* Given instruction
Omit the pictures and print exactly the lines of the listing below, starting at the first and ending at the line containing "0.04, 0.03, 0.07]".

* Provided material
## BEGIN
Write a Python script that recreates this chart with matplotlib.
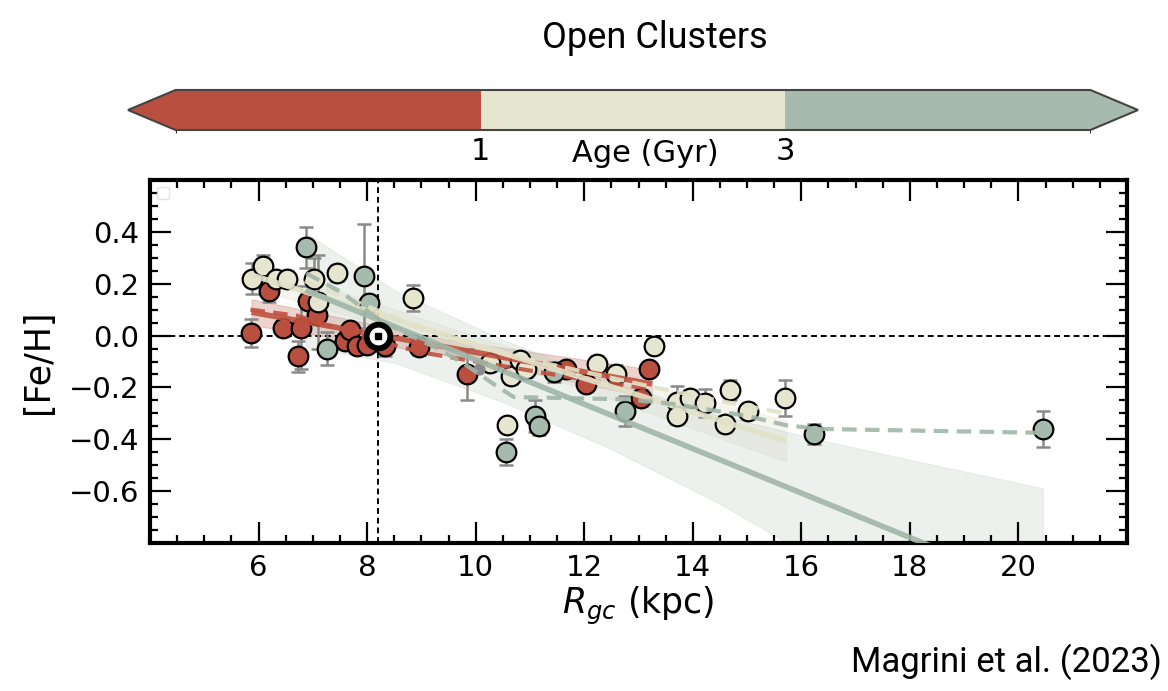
import numpy as np
import matplotlib
matplotlib.use("Agg")
import matplotlib.pyplot as plt
from matplotlib.colors import ListedColormap, BoundaryNorm
from matplotlib.ticker import MultipleLocator

# ---------------- data ----------------
# young clusters (< 1 Gyr)
young_r = [5.87, 6.19, 6.45, 6.73, 6.78, 6.92, 7.08, 7.59, 7.69, 7.82, 8.00, 8.33, 8.96, 9.84, 11.66, 12.03, 13.05, 13.19]
young_feh = [0.01, 0.17, 0.03, -0.08, 0.03, 0.135, 0.08, -0.02, 0.02, -0.04, -0.035, -0.04, -0.045, -0.15, -0.13, -0.185, -0.24, -0.13]
young_err = [0.055, 0.04, 0.03, 0.06, 0.16, 0.03, 0.03, 0.03, 0.03, 0.02, 0.03, 0.04, 0.03, 0.10, 0.03, 0.02, 0.03, 0.02]

# intermediate-age clusters (1-3 Gyr)
mid_r = [5.88, 6.09, 6.32, 6.53, 7.02, 7.10, 7.45, 8.84, 10.27, 10.58, 10.65, 10.81, 10.93, 12.24, 12.58, 13.29, 13.71, 13.95, 13.71, 14.23, 14.60, 14.68, 15.02, 15.69]
mid_feh = [0.22, 0.27, 0.22, 0.22, 0.22, 0.13, 0.24, 0.145, -0.105, -0.345, -0.155, -0.095, -0.13, -0.11, -0.15, -0.04, -0.255, -0.24, -0.31, -0.26, -0.34, -0.21, -0.29, -0.24]
mid_err = [0.06, 0.04, 0.03, 0.03, 0.08, 0.18, 0.03, 0.05, 0.03, 0.02, 0.03, 0.03, 0.03, 0.03, 0.035, 0.02, 0.06, 0.03, 0.03, 0.055, 0.03, 0.04, 0.03, 0.07]

# old clusters (> 3 Gyr)
old_r = [6.88, 7.27, 7.94, 8.04, 10.55, 11.10, 11.17, 11.45, 12.76, 16.24, 20.45]
old_feh = [0.34, -0.05, 0.23, 0.125, -0.45, -0.31, -0.35, -0.14, -0.29, -0.38, -0.36]
old_err = [0.08, 0.065, 0.20, 0.03, 0.05, 0.06, 0.035, 0.04, 0.058, 0.04, 0.07]

# cluster without age class
other_r = [10.07]
other_feh = [-0.13]

# solar position
sun_r = 8.2
sun_feh = 0.0

# linear gradients: [R_start, R_end], [Fe/H] at R_start, slope (dex/kpc)
young_fit_range = [5.87, 13.25]
young_fit_zero = 0.09
young_fit_slope = -0.0375
mid_fit_range = [5.85, 15.72]
mid_fit_zero = 0.235
mid_fit_slope = -0.065
old_fit_range = [6.87, 20.45]
old_fit_zero = 0.175
old_fit_slope = -0.0857

# half-width of the gradient uncertainty bands
young_band_r = [5.87, 9.5, 13.25]
young_band_w = [0.05, 0.03, 0.055]
mid_band_r = [5.85, 10.5, 15.72]
mid_band_w = [0.05, 0.03, 0.08]
old_band_r = [6.87, 8.5, 10.5, 12.5, 14.5, 16.5, 18.5, 20.45]
old_band_w = [0.22, 0.14, 0.12, 0.13, 0.17, 0.24, 0.32, 0.40]

# running medians
young_med_r = [5.85, 6.7, 8.3, 9.0, 10.8, 12.1, 13.2]
young_med_feh = [0.10, 0.077, -0.026, -0.065, -0.128, -0.173, -0.205]
mid_med_r = [6.85, 8.4, 8.95, 10.5, 12.0, 13.3, 14.7, 15.7]
mid_med_feh = [0.21, 0.08, 0.03, -0.07, -0.14, -0.20, -0.26, -0.30]
old_med_r = [6.88, 7.5, 8.3, 9.25, 9.8, 10.35, 10.7, 12.8, 13.7, 15.0, 15.7, 16.3, 20.45]
old_med_feh = [0.24, 0.17, 0.05, -0.045, -0.11, -0.19, -0.237, -0.246, -0.265, -0.31, -0.345, -0.36, -0.375]

# age classes for the colour bar
age_bounds = [0, 1, 3, 5]
age_ticks = [1, 3]

# ---------------- style ----------------
RED = "#b9503f"
CREAM = "#e5e5d0"
SAGE = "#a6bbad"

plt.rcParams["font.family"] = ["DejaVu Sans"]

fig = plt.figure(figsize=(11.68, 6.91), dpi=100)
W, H = 1168, 691
ax = fig.add_axes([150 / W, 1 - 543 / H, 977 / W, 363 / H])

groups = [
    (young_r, young_feh, young_err, RED, young_fit_range, young_fit_zero, young_fit_slope,
     young_band_r, young_band_w, young_med_r, young_med_feh, "#c0513f"),
    (mid_r, mid_feh, mid_err, CREAM, mid_fit_range, mid_fit_zero, mid_fit_slope,
     mid_band_r, mid_band_w, mid_med_r, mid_med_feh, "#e2e1c8"),
    (old_r, old_feh, old_err, SAGE, old_fit_range, old_fit_zero, old_fit_slope,
     old_band_r, old_band_w, old_med_r, old_med_feh, "#a0b6a8"),
]

band_alpha = [0.25, 0.35, 0.2]
for (r, feh, err, col, frange, fzero, fslope, br, bw, mr, mf, lcol), ba in zip(groups, band_alpha):
    rr = np.linspace(frange[0], frange[1], 200)
    line = fzero + fslope * (rr - frange[0])
    half = np.interp(rr, br, bw)
    ax.fill_between(rr, line - half, line + half, color=col, alpha=ba, lw=0.8, zorder=1)

ax.axhline(0, color="black", ls=(0, (3, 2)), lw=1.4, zorder=1.5)
ax.axvline(sun_r, color="black", ls=(0, (3, 2)), lw=1.4, zorder=1.5)

for (r, feh, err, col, *_rest) in groups:
    ax.errorbar(r, feh, yerr=err, fmt="none", ecolor="#8a8a8a", elinewidth=1.8,
                capsize=5, capthick=1.8, zorder=2)
    ax.scatter(r, feh, s=200, c=col, edgecolors="black", linewidths=1.6, zorder=3)

ax.scatter(other_r, other_feh, s=60, c="#8a8a8a", zorder=3)

for (r, feh, err, col, frange, fzero, fslope, br, bw, mr, mf, lcol) in groups:
    rr = np.array(frange)
    ax.plot(rr, fzero + fslope * (rr - frange[0]), color=lcol, lw=4, alpha=0.9,
            solid_capstyle="butt", zorder=4)
    ax.plot(mr, mf, color=lcol, lw=3, ls=(0, (3.5, 2)), alpha=0.9, zorder=4)

# the Sun
ax.plot(sun_r, sun_feh, "o", ms=17, mfc="white", mec="black", mew=4.2, zorder=6)
ax.plot(sun_r, sun_feh, "s", ms=4.5, color="black", zorder=7)

ax.set_xlim(4, 22)
ax.set_ylim(-0.8, 0.6)
ax.set_xticks([6, 8, 10, 12, 14, 16, 18, 20])
ax.set_yticks([-0.6, -0.4, -0.2, 0.0, 0.2, 0.4])
ax.xaxis.set_minor_locator(MultipleLocator(0.5))
ax.yaxis.set_minor_locator(MultipleLocator(0.05))
ax.tick_params(which="both", direction="in", top=True, right=True, labelsize=21, width=1.6)
ax.tick_params(which="major", length=15, pad=8)
ax.tick_params(which="minor", length=6)
for sp in ax.spines.values():
    sp.set_linewidth(3)

ax.set_xlabel(r"$R_{gc}$ (kpc)", fontsize=25, labelpad=2)
ax.set_ylabel("[Fe/H]", fontsize=25, labelpad=10)

leg = ax.legend(handles=[], loc="upper left", frameon=True, borderpad=0.45,
                fancybox=True, framealpha=0.8)
leg.get_frame().set_edgecolor("#dddddd")

# colour bar of age classes
cax = fig.add_axes([128 / W, 1 - 130 / H, 1010 / W, 40 / H])
cmap = ListedColormap([RED, CREAM, SAGE])
cmap.set_under(RED)
cmap.set_over(SAGE)
norm = BoundaryNorm(age_bounds, cmap.N)
sm = matplotlib.cm.ScalarMappable(norm=norm, cmap=cmap)
cb = fig.colorbar(sm, cax=cax, orientation="horizontal", extend="both",
                  extendfrac=0.052, spacing="uniform", ticks=age_ticks)
cb.outline.set_edgecolor("#444444")
cb.outline.set_linewidth(1.5)
cb.ax.tick_params(length=0, labelsize=22, pad=5)
cb.ax.set_xticklabels([str(t) for t in age_ticks])
fig.text(645 / W, 1 - 154 / H, "Age (Gyr)", ha="center", va="center", fontsize=22)

fig.text(655 / W, 1 - 38 / H, "Open Clusters", ha="center", va="center",
         fontsize=26, family="Roboto", color="black")
fig.text(1162 / W, 1 - 662 / H, "Magrini et al. (2023)", ha="right", va="center",
         fontsize=25, family="Roboto", color="black")

fig.savefig("out.png", dpi=100)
## END
* Response to this exercise
Write a Python script that recreates this chart with matplotlib.
import numpy as np
import matplotlib
matplotlib.use("Agg")
import matplotlib.pyplot as plt
from matplotlib.colors import ListedColormap, BoundaryNorm
from matplotlib.ticker import MultipleLocator

# ---------------- data ----------------
# young clusters (< 1 Gyr)
young_r = [5.87, 6.19, 6.45, 6.73, 6.78, 6.92, 7.08, 7.59, 7.69, 7.82, 8.00, 8.33, 8.96, 9.84, 11.66, 12.03, 13.05, 13.19]
young_feh = [0.01, 0.17, 0.03, -0.08, 0.03, 0.135, 0.08, -0.02, 0.02, -0.04, -0.035, -0.04, -0.045, -0.15, -0.13, -0.185, -0.24, -0.13]
young_err = [0.055, 0.04, 0.03, 0.06, 0.16, 0.03, 0.03, 0.03, 0.03, 0.02, 0.03, 0.04, 0.03, 0.10, 0.03, 0.02, 0.03, 0.02]

# intermediate-age clusters (1-3 Gyr)
mid_r = [5.88, 6.09, 6.32, 6.53, 7.02, 7.10, 7.45, 8.84, 10.27, 10.58, 10.65, 10.81, 10.93, 12.24, 12.58, 13.29, 13.71, 13.95, 13.71, 14.23, 14.60, 14.68, 15.02, 15.69]
mid_feh = [0.22, 0.27, 0.22, 0.22, 0.22, 0.13, 0.24, 0.145, -0.105, -0.345, -0.155, -0.095, -0.13, -0.11, -0.15, -0.04, -0.255, -0.24, -0.31, -0.26, -0.34, -0.21, -0.29, -0.24]
mid_err = [0.06, 0.04, 0.03, 0.03, 0.08, 0.18, 0.03, 0.05, 0.03, 0.02, 0.03, 0.03, 0.03, 0.03, 0.035, 0.02, 0.06, 0.03, 0.03, 0.055, 0.03, 0.04, 0.03, 0.07]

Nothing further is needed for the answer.